■一番人気の新開発2L+モーターのe-BOXERの燃費は?
アドバンスグレードに搭載される2Lハイブリッドが初期受注で1位になったが、もうちょっと詳しく解説してみたい。リチウムイオンバッテリーを新採用したモーター(13.6ps/6.6kgm)がアシストするが、当然フルハイブリッドではないため、あくまでもアシストするだけだ。
燃費はJC08モード燃費で2Lハイブリッドが18.6km/L、2.5Lが14.6km/L。WLTCモードでの市街地モードは2Lハイブリッドが11.2km/L、2.5Lが9.6km/Lと燃費がいいのは当たり前だが、高速道路モードでは2Lハイブリッドが16.0km/L、2.5Lが16.4km/Lと0.4km/Lしか変わらない。とはいえ燃費の面でも2Lハイブリッドが優位となる。
■e−BOXERはどんな走りをする?
発進&低速時など、エンジンの効率が悪い低速回転域ではモーターだけで走行し、静かでクリーンな走りを提供。 続いて、加速&中速走行時にはモーターアシスト走行を行う。エンジンを駆動させ、モーターはその働きをアシスト。2つのパワーユニットを最適に行うことで軽快で気持ちのいい加速が味わえる。
エンジンの効率がよい高回転域ではエンジンだけで走行し、必要に応じてモーターを回して発電し、バッテリーに充電する。アクセルOFFやブレーキング時は減速エネルギーを電気に変換して効率的に充電する。ブレーキを踏んでクルマが停車すると、自動的にエンジンが停止。無駄な燃料消費を抑える。
絶対的なトルク感のある加速フィールをみせる2.5Lに比べると、2Lハイブリッドは多少物足りないが、逆に低中速域ではキビキビと走る2Lハイブリッドのほうが、発進加速を繰り返す渋滞時や低中速域での加速フィールは、むしろ2Lハイブリッドのほうが好印象。ただフルハイブリッドではないので、グワーンと背中を押されるような走りを期待すると、がっかりするかもしれない。
では先代フォレスターターボに匹敵する走りかと言われれば、「勘弁してください、ターボには速さでは適いません」と言わせていただく。先代フォレスターの2Lターボは280ps/35.7kgm。3000rpmあたりから6500rpmまでグワーンとスムーズに加速していくあの感じは名残惜しい……。
それに対して、新型フォレスターは2.5Lが184ps/24.4kgm、e-BOXERは145ps/19.2kgm+13.6ps/6.6kgmである。トルクフルな2.5L、中低速域、日常域で乗りやすい2Lハイブリッドとそれぞれのよさはあるが、やはりターボの速さには負ける。

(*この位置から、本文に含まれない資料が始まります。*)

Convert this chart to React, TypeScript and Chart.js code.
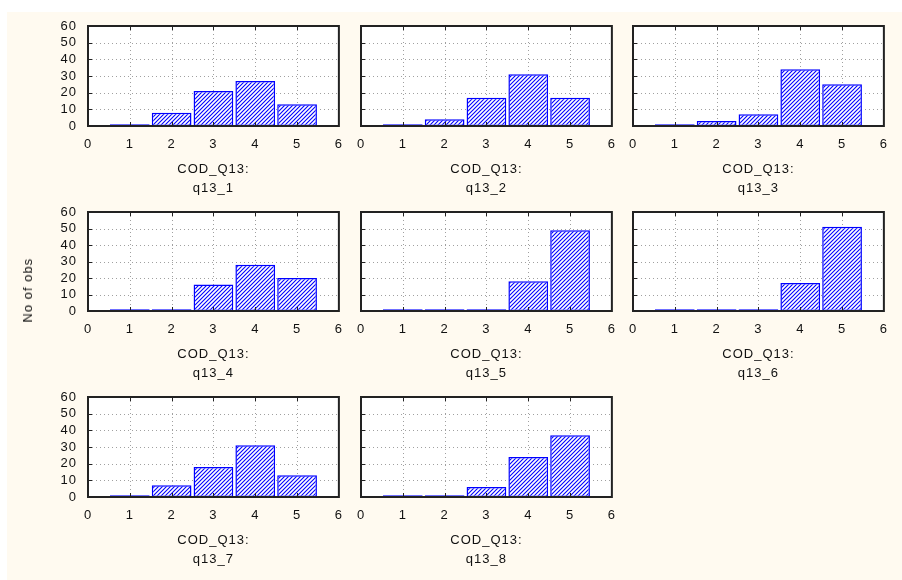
import React, { useEffect, useRef } from 'react';
import { Chart, registerables } from 'chart.js';

Chart.register(...registerables);

// ---- data ----
const bins = [1, 2, 3, 4, 5];
const xTicks = [0, 1, 2, 3, 4, 5, 6];
const yTicks = [0, 10, 20, 30, 40, 50, 60];
const groupLabel = 'COD_Q13:';
const yTitle = 'No of obs';
const variables = ['q13_1', 'q13_2', 'q13_3', 'q13_4', 'q13_5', 'q13_6', 'q13_7', 'q13_8'];

const q13_1 = [1, 8, 21, 27, 13];
const q13_2 = [1, 4, 17, 31, 17];
const q13_3 = [1, 3, 7, 34, 25];
const q13_4 = [1, 1, 16, 28, 20];
const q13_5 = [1, 1, 1, 18, 49];
const q13_6 = [1, 1, 1, 17, 51];
const q13_7 = [1, 7, 18, 31, 13];
const q13_8 = [1, 1, 6, 24, 37];
const seriesValues = [q13_1, q13_2, q13_3, q13_4, q13_5, q13_6, q13_7, q13_8];

// ---- layout / style ----
const FAMILY = "'Liberation Sans', Arial, sans-serif";
const TEXT = '#111111';
const COL_LEFT = [88, 361, 633];
const ROW_TOP = [26, 212, 397];
const ROW_H = [100, 99, 100];
const PLOT_W = 252;
const PAD_L = 60;
const PAD_T = 20;
const PAD_R = 14;
const PAD_B = 72;

function makePattern(): CanvasPattern | string {
  const c = document.createElement('canvas');
  c.width = 4;
  c.height = 4;
  const g = c.getContext('2d');
  if (!g) return '#8080ff';
  g.fillStyle = '#ffffff';
  g.fillRect(0, 0, 4, 4);
  g.strokeStyle = '#0000ff';
  g.lineWidth = 1.1;
  g.beginPath();
  g.moveTo(0, 4);
  g.lineTo(4, 0);
  g.moveTo(-1, 1);
  g.lineTo(1, -1);
  g.moveTo(3, 5);
  g.lineTo(5, 3);
  g.stroke();
  const p = g.createPattern(c, 'repeat');
  return p || '#8080ff';
}

const framePlugin = {
  id: 'statFrame',
  beforeUpdate(chart: any) {
    chart.ctx.letterSpacing = '1px';
  },
  beforeDraw(chart: any) {
    const { ctx, chartArea: a } = chart;
    ctx.letterSpacing = '1px';
    ctx.save();
    ctx.fillStyle = '#ffffff';
    ctx.fillRect(a.left, a.top, a.right - a.left, a.bottom - a.top);
    ctx.restore();
  },
  beforeDatasetsDraw(chart: any) {
    const { ctx, chartArea: a, scales } = chart;
    const x = scales.x;
    const y = scales.y;
    ctx.save();
    ctx.strokeStyle = '#a0a0a0';
    ctx.lineWidth = 1;
    ctx.setLineDash([1, 3]);
    x.ticks.forEach((t: any) => {
      if (t.value > x.min && t.value < x.max) {
        const px = Math.round(x.getPixelForValue(t.value)) + 0.5;
        ctx.beginPath();
        ctx.moveTo(px, a.top);
        ctx.lineTo(px, a.bottom);
        ctx.stroke();
      }
    });
    y.ticks.forEach((t: any) => {
      if (t.value > y.min && t.value < y.max) {
        const py = Math.round(y.getPixelForValue(t.value)) + 0.5;
        ctx.beginPath();
        ctx.moveTo(a.left, py);
        ctx.lineTo(a.right, py);
        ctx.stroke();
      }
    });
    ctx.restore();
  },
  afterDatasetsDraw(chart: any) {
    const { ctx, chartArea: a, scales } = chart;
    const x = scales.x;
    const y = scales.y;
    ctx.save();
    ctx.strokeStyle = '#222222';
    ctx.lineWidth = 1;
    x.ticks.forEach((t: any) => {
      if (t.value > x.min && t.value < x.max) {
        const px = Math.round(x.getPixelForValue(t.value)) + 0.5;
        ctx.beginPath();
        ctx.moveTo(px, a.top);
        ctx.lineTo(px, a.top + 4);
        ctx.moveTo(px, a.bottom);
        ctx.lineTo(px, a.bottom - 4);
        ctx.stroke();
      }
    });
    y.ticks.forEach((t: any) => {
      if (t.value > y.min && t.value < y.max) {
        const py = Math.round(y.getPixelForValue(t.value)) + 0.5;
        ctx.beginPath();
        ctx.moveTo(a.left, py);
        ctx.lineTo(a.left + 4, py);
        ctx.stroke();
      }
    });
    ctx.lineWidth = 2;
    ctx.strokeRect(a.left, a.top, a.right - a.left, a.bottom - a.top);
    ctx.restore();
  },
};

function Panel({ index }: { index: number }) {
  const ref = useRef<HTMLCanvasElement>(null);
  const col = index % 3;
  const row = Math.floor(index / 3);
  const w = PAD_L + PLOT_W + PAD_R;
  const h = PAD_T + ROW_H[row] + PAD_B;

  useEffect(() => {
    const canvas = ref.current;
    if (!canvas) return;
    const pattern = makePattern();
    const tickFont = { family: FAMILY, size: 13 };
    const chart = new Chart(canvas, {
      type: 'bar',
      data: {
        datasets: [
          {
            data: bins.map((b, i) => ({ x: b, y: seriesValues[index][i] })),
            backgroundColor: pattern as any,
            borderColor: '#0000ff',
            borderWidth: 1.5,
            borderSkipped: false,
            barPercentage: 0.95,
            categoryPercentage: 1,
          } as any,
        ],
      },
      options: {
        responsive: false,
        animation: false,
        devicePixelRatio: 1,
        layout: { padding: { left: 0, top: PAD_T, right: PAD_R, bottom: 0 } },
        plugins: {
          legend: { display: false },
          tooltip: { enabled: false },
          title: { display: false },
        },
        scales: {
          x: {
            type: 'linear',
            offset: false,
            min: 0,
            max: 6,
            afterBuildTicks: (s: any) => {
              s.ticks = xTicks.map((v) => ({ value: v }));
            },
            afterFit: (s: any) => {
              s.height = PAD_B;
            },
            grid: { display: false, drawTicks: false, offset: false },
            border: { display: false },
            ticks: {
              font: tickFont,
              color: TEXT,
              padding: 11,
              autoSkip: false,
              maxRotation: 0,
              minRotation: 0,
            },
            title: {
              display: true,
              text: [groupLabel, variables[index]],
              font: { family: FAMILY, size: 13, lineHeight: 19 / 13 },
              color: TEXT,
              padding: { top: 0, bottom: 0 },
            },
          },
          y: {
            type: 'linear',
            min: 0,
            max: 60,
            afterBuildTicks: (s: any) => {
              s.ticks = yTicks.map((v) => ({ value: v }));
            },
            afterFit: (s: any) => {
              s.width = PAD_L;
            },
            grid: { display: false, drawTicks: false },
            border: { display: false },
            ticks: {
              display: col === 0,
              font: tickFont,
              color: TEXT,
              padding: 11,
              autoSkip: false,
            },
          },
        },
      } as any,
      plugins: [framePlugin as any],
    });
    return () => chart.destroy();
  }, [index, col]);

  return (
    <canvas
      ref={ref}
      width={w}
      height={h}
      style={{
        position: 'absolute',
        left: COL_LEFT[col] - PAD_L,
        top: ROW_TOP[row] - PAD_T,
        width: w,
        height: h,
      }}
    />
  );
}

export default function App() {
  return (
    <div
      style={{
        position: 'fixed',
        left: 0,
        top: 0,
        width: 902,
        height: 580,
        background: '#ffffff',
        overflow: 'hidden',
      }}
    >
      <div
        style={{
          position: 'absolute',
          left: 7,
          top: 12,
          right: 0,
          bottom: 0,
          background: '#fffaf0',
        }}
      />
      {variables.map((v, i) => (
        <Panel key={v} index={i} />
      ))}
      <div
        style={{
          position: 'absolute',
          left: 21,
          top: 258,
          writingMode: 'vertical-rl',
          transform: 'rotate(180deg)',
          fontFamily: FAMILY,
          fontSize: 13,
          lineHeight: '14px',
          letterSpacing: '1px',
          color: TEXT,
          whiteSpace: 'nowrap',
        }}
      >
        {yTitle}
      </div>
    </div>
  );
}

JC08モード燃費は、先代フォレスターのXTアイサイトが13.2km/L、新型フォレスターの2.5Lが14.6km/L、e-BOXERが18.6km/Lと、燃費面ではe−BOXER、2.5Lが優位だ。実用燃費なら、さらにターボ不利となるのは間違いない。
ターボを廃止したことについて、環境対応と、SUVとしての扱いやすさを考えるとNAを選んだと、開発責任者の布目智之さんは言っていたが、まさに時代の流れ。MTに関しても、MTだとアイサイトが搭載できないというのは納得できる。
とは言うものの、古くからのスバリストが納得できない……、硬派なスバルでいてほしかった……という声もわかります。ターボがなくなり、MTがなくなり、最後の砦だったMT車にのみ搭載されていたビスカスカップリング4WDもなくなった。
とはいえ、ターボじゃないから購入予定車から外すというのは間違い。先代フォレスターもなかなかよかったが、やはりSGP(スバル・グローバル・プラットフォーム)を採用し、レーンチェンジで捻れをあまり感じない鉄製冷蔵庫のような強固なボディ剛性、上質でしなやかな足回りの現行モデルに乗ってしまうと、最新こそ最良だなと思ってしまうのだった。
今のところ、ターボ&MT廃止したことによって販売が激減したということはない。しかし、そこはスバル車。なるべく早いうちに年次改良でターボをぜひ復活させてほしいと切望するのは、担当者だけだろうか?